From Howard Parr's, if you went west a block, you would find Hinson's Blacksmith Shop and Neilson's Warehouse.  Go north from there a few blocks and the Webb Mansion gains your attention with a beautifully sculptured Lawn and Garden with a fountain and the always attractive driveway covered with vegetation.

A little further down and there stands Bluff Hall.  Although in those days the old Hall didn't demand much attention.  It was little more than rental property.  The Hall divided up into several apartment sized living quarters and made available for a modest rent.

Further north was the Community House.  This was a wooden structure, dear to many generations.  A down hill path ran from the old House to the Demopolis Public Swimming pool.  Every kid in town spent a big part of their summer in that water hole.

Continuing on north you would come across a tiny brick building which was the Demopolis Jail.  Off to the left you get a good view of the Tombigbee river where a Ferry used to run, or take a right there, go one block an turn left and you run right into the city dump.  I think that place smoldered year round.

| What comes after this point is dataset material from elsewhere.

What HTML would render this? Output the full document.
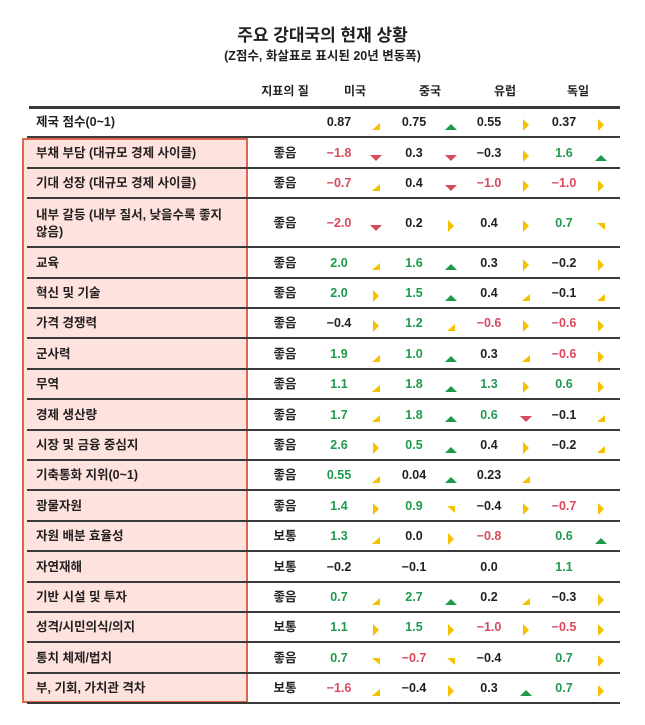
<!DOCTYPE html>
<html><head><meta charset="utf-8">
<style>
html,body{margin:0;padding:0;background:#fff;}
#root{position:relative;width:645px;height:725px;overflow:hidden;font-family:"Liberation Sans","Noto Sans CJK KR",sans-serif;color:#231f20;}
.t{position:absolute;white-space:nowrap;font-weight:bold;line-height:1;}
.line{position:absolute;height:2px;background:#3a3a3a;}
svg.ar{position:absolute;}
</style></head>
<body>
<div id="root">
  <div class="t" style="left:0;width:645px;text-align:center;top:27px;font-size:17px;">주요 강대국의 현재 상황</div>
  <div class="t" style="left:0;width:645px;text-align:center;top:50px;font-size:12.5px;">(Z점수, 화살표로 표시된 20년 변동폭)</div>
  <div style="position:absolute;left:22px;top:138px;width:226px;height:565px;background:#fde2de;border:2px solid #e0654f;box-sizing:border-box;"></div>
</div>
<script>
const countries = ["미국","중국","유럽","독일"];
const labels = ["제국 점수(0~1)","부채 부담 (대규모 경제 사이클)","기대 성장 (대규모 경제 사이클)","내부 갈등 (내부 질서, 낮을수록 좋지|않음)","교육","혁신 및 기술","가격 경쟁력","군사력","무역","경제 생산량","시장 및 금융 중심지","기축통화 지위(0~1)","광물자원","자원 배분 효율성","자연재해","기반 시설 및 투자","성격/시민의식/의지","통치 체제/법치","부, 기회, 가치관 격차"];
const quality = ["","좋음","좋음","좋음","좋음","좋음","좋음","좋음","좋음","좋음","좋음","좋음","좋음","보통","보통","좋음","보통","좋음","보통"];
const usValues = ["0.87","−1.8","−0.7","−2.0","2.0","2.0","−0.4","1.9","1.1","1.7","2.6","0.55","1.4","1.3","−0.2","0.7","1.1","0.7","−1.6"];
const cnValues = ["0.75","0.3","0.4","0.2","1.6","1.5","1.2","1.0","1.8","1.8","0.5","0.04","0.9","0.0","−0.1","2.7","1.5","−0.7","−0.4"];
const euValues = ["0.55","−0.3","−1.0","0.4","0.3","0.4","−0.6","0.3","1.3","0.6","0.4","0.23","−0.4","−0.8","0.0","0.2","−1.0","−0.4","0.3"];
const deValues = ["0.37","1.6","−1.0","0.7","−0.2","−0.1","−0.6","−0.6","0.6","−0.1","−0.2","","−0.7","0.6","1.1","−0.3","−0.5","0.7","0.7"];
const usArrows = ["UR","D","UR","D","UR","R","R","UR","UR","UR","R","UR","R","UR","","UR","R","DR","UR"];
const cnArrows = ["U","D","D","R","U","U","UR","U","U","U","U","U","DR","R","","U","R","DR","R"];
const euArrows = ["R","R","R","R","R","UR","R","UR","R","D","R","UR","R","","","UR","R","","U"];
const deArrows = ["R","U","R","DR","R","UR","R","R","R","UR","UR","","R","U","","R","R","R","R"];

const root = document.getElementById('root');
const rowTops = [107];
labels.forEach((l,i)=>{ rowTops.push(rowTops[i] + (l.includes('|') ? 49 : 30.4)); });
const valX = [339,414,489,564];
const arX = [376,451,526,601];
const headX = [355,430,505,578];
const valueSets = [usValues,cnValues,euValues,deValues];
const arrowSets = [usArrows,cnArrows,euArrows,deArrows];
const NS = "http://www.w3.org/2000/svg";

function txt(s,x,y,size,align,color,name){
  const d=document.createElement('div');
  d.className='t';
  
  
  d.style.top=(y-size*0.55)+'px';
  d.style.height=size+'px';
  d.style.fontSize=size+'px';
  d.style.lineHeight=size+'px';
  d.style.color=color||'#231f20';
  if(align==='c'){d.style.left=(x-60)+'px';d.style.width='120px';d.style.textAlign='center';}
  else d.style.left=x+'px';
  d.textContent=s;
  root.appendChild(d);
}
function colorFor(v,row){
  if(row===0||v==='') return '#231f20';
  const n=parseFloat(v.replace('−','-'));
  if(n>=0.5) return '#1f9a4c';
  if(n<=-0.5) return '#d9485c';
  return '#231f20';
}
function arrow(type,cx,cy){
  if(!type) return;
  const s=document.createElementNS(NS,'svg');
  s.setAttribute('class','ar');
  
  
  s.setAttribute('width','14');s.setAttribute('height','14');
  s.style.left=(cx-7)+'px';s.style.top=(cy-7)+'px';
  const p=document.createElementNS(NS,'polygon');
  let pts,fill='#f5c000';
  if(type==='U'){pts='1,12 13,12 7,6';fill='#1f9a4c';}
  else if(type==='D'){pts='1,6 13,6 7,12';fill='#d44b5d';}
  else if(type==='R'){pts='4,1 10,7 4,13';}
  else if(type==='UR'){pts='3,12 11,12 11,5';}
  else if(type==='DR'){pts='3,4 11,4 11,11';}
  p.setAttribute('points',pts);p.setAttribute('fill',fill);
  s.appendChild(p);root.appendChild(s);
}
txt('지표의 질',285,92,12,'c',null,'header-quality');
countries.forEach((c,j)=>txt(c,headX[j],92,12,'c',null,'header-'+j));
rowTops.forEach((y,i)=>{
  const l=document.createElement('div');
  l.className='line';
  
  
  l.style.left=(i===0?29:27)+'px';l.style.width=(i===0?591:593)+'px';l.style.top=(y-1)+'px';
  if(i===0){l.style.height='3px';}
  root.appendChild(l);
});
labels.forEach((lab,i)=>{
  const top=rowTops[i], bot=rowTops[i+1], cy=(top+bot)/2+1;
  if(lab.includes('|')){
    const parts=lab.split('|');
    txt(parts[0],36,cy-8,12.5,'l',null,'row-label');
    txt(parts[1],36,cy+9,12.5,'l',null,'row-label');
  } else txt(lab,36,cy,12.5,'l',null,'row-label');
  if(quality[i]) txt(quality[i],285,cy,12.5,'c',null,'quality-cell');
  valueSets.forEach((vals,j)=>{
    if(vals[i]) txt(vals[i],valX[j],cy,12.5,'c',colorFor(vals[i],i),'value-cell');
    arrow(arrowSets[j][i],arX[j],cy+2);
  });
});
</script>
</body></html>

A little east of there and you come to Highway 43.  There was a sizable bridge just as you go out of Demopolis.  Only a very few people would know about it, but there was a tunnel that went all the way under that bridge.  It was cut through solid Lime Stone.

Now and again people of Demopolis would go out to the Dam on an outing, which in those days was north of town.  Some of the town folks have even been known to jump it in their boat.

It's hard to cruise around Old Demopolis without thinking about the Grammar School.  I remember those wooden floored halls with the steam heaters and assembly once a week where we would sing songs and from time to time have a class play.  I was in the first class who had to go to the seventh grade there.  Previously, you moved up to the big time (Demopolis High) to attend seventh.  Remember Mr. Knight?  Great Guy!  And, Mr. Hitchcock?  Man, he was an Icon.  Every Kid knew him for one reason or another.  He was the Principal, you know.  

Over past the High School there was Willingham's convenience store, Coker's Junk yard and further out was the National Guard Armory where we always had Halloween Carnivals.  And just out of the Highway, for those who remember, there was a Nash Automobile Dealership and, of course, WXAL "Voice of the Black Belt".

A million memories pass though my mind when I think about Demopolis in the 50's.  Black Telephones where the operator said, "number please", The old Drive Inn Theater out on Hwy 80, The Old Train Station with the Olive trees near by, Short Leaf, Canal Heights, Lily White Cleaners, Charlie's Hamburgers and a walk home at night under the dim streetlights after watching a Frankenstein Movie.

OOPS!!  I think the Golf Marshal is about to visit with me.  I guess I've been reminiscing too long.  It's sure been nice remembering Demopolis!!